I used typescript now for the second time in a commercial project, yet I had not learned it ‘by the book’ and was not getting to the bottom of it. On the other hand there was serious work to do on the etherscan-api project and I was able to put the 100 plus hours into the next version of etherscan api to be rewritten in typescript and overcome old problems, mainly in documentation and design.
Why do a refactoring at all
The etherscan-api client has seen about 43K Downloads in 63 versions so far and there have not been many changes. Earlier this year I killed a lot of other open source projects (about 300+ repositories) and moved them to cold storage in order to allow more focus on those left.
For sure, there was a lack of documentation. I wanted to match the docs at etherscan.io/apis as much as possible. What was missing there was a set of examples and not really api docs. These have been added now in form of a vue.js example application that will be filled with examples one by one.
In general a goal of the refactoring (while keeping the outside api stable), was to provide a npm module usable in typescript, node.js and as a browser package. The later 2 should be provided by the already version, but browser packages are not reliably generated and there is no use in typescript yet.
I think learning by doing is a good thing and my practical experience with typescript made me confident to be able to provide working code and a improvement to the already shipped code base. As I stated before: Api should be stable after release but the rest is up to learning and refactoring.
One shortcoming of the old release was the missing set of fixtures and mocked api calls. Every test hit the API and that made releases unstable at best. The used mocha test framework can be configured to do test repeats on failing tests and has configurable timeouts, but that is not fixing the main issue of depending on external servers for development.
The project now has a certain age, and I’d rather do things right than much longer half way. Tests, API docs and Examples must all be there. Developers new to the project should be able to grasp everything easily and not be required to read the (pretty readable) source code to find out how things work.
So there was need for a bit of refactoring
Assumptions and expectations
I had some assumptions when I started out.
One thing I was expecting is a decent speedup in development when using typescript. Typings make for good auto complete and refactoring should be easier to do and be less error prone to execute.
Using the ava test framework, I was expecting a decent speed up for unit test suite run times (more on that in learnings) and a decent integration into typescript and the resulting compiled Javascript code.

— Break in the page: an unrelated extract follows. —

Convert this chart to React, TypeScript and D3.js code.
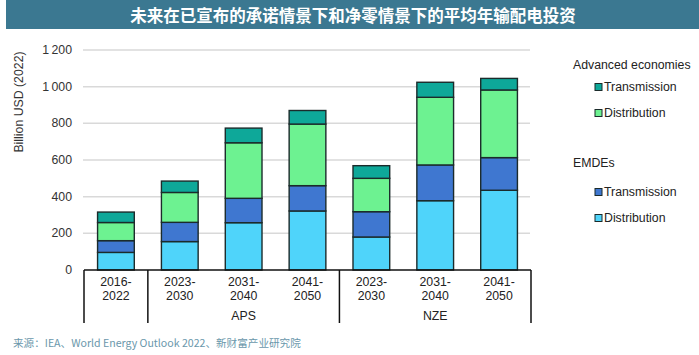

Using a monorepo provided a way to put everything into smaller and simpler components in order to keep the dependencies of the original client codebase small and its lifecycle scripts small.
I wanted 3 ways to use the codebase: Directly in typescript, as a module for node.js using commonJs and as a bundled version in es6.
Learnings
The typescript development speedup is there, as soon as everything is in place and everything is set up. I tried to use self thought out ‘value objects’ in order to get parameters of classes away from the old strings and numbers patterns and allow for deeper better validation. This turned out to be kind of successful and helps greatly when you want to be sure a parameter is an address on the ethereum network instead of a random string. I quite like this and I am sure the codebase can get a bit more ‘typescripty’.
The toolbox got a bit out of hand I guess. There are at least 3 different test frameworks involved, taking the demo app and the integration tests for the browser into consideration. All that infrastructure work was a bigger upfront investment and took some toll on the performance. However, now it is easy to add a feature and a little more work to add integration tests and a piece of documentation. This allows for a new feature with all documentation in one push.
Ava is pretty slow when it comes to big tests suites, regardless if you track changes on the file system (which would be a good reason for things getting slow) or not. I wrote about 200 tests in small files and I can not see any reason why all this is getting slower and slower to a state where everything feels like a fast integration test suite. Surely there are improvements to find in configuration and setup of the test suite, but this is new to me as a avid user of the mocha framework and I am kind of sure that ava gets kicked in the butt by it’s architecture a bit.
All in all this was a pretty interesting experience: It added some long thought after pieces of testing and documentation additionally to the typescript setup that helps with development. As always, not all tools are as good as the reviews by the respective communities would make you expect.
Bundling was another issue, where not even the authors of the respective bundlers could answer simple questions like how do I transpile a typescript codebase with feature x (x being using global fetch) to a es codebase that just works. I ended up with using es6ify, which is surely a tool that works, but nothing that is really ‘hip’ these days. Maybe this is the best takeaway to close this blogpost with: Even on the ‘hipsterstack’ with latest ‘tech’, sometimes things just need to work. Sometimes I would wish, people would just patch existing tools and not rewrite tools for must being better tools. Get back into your bikesheds and keep the Llamas there.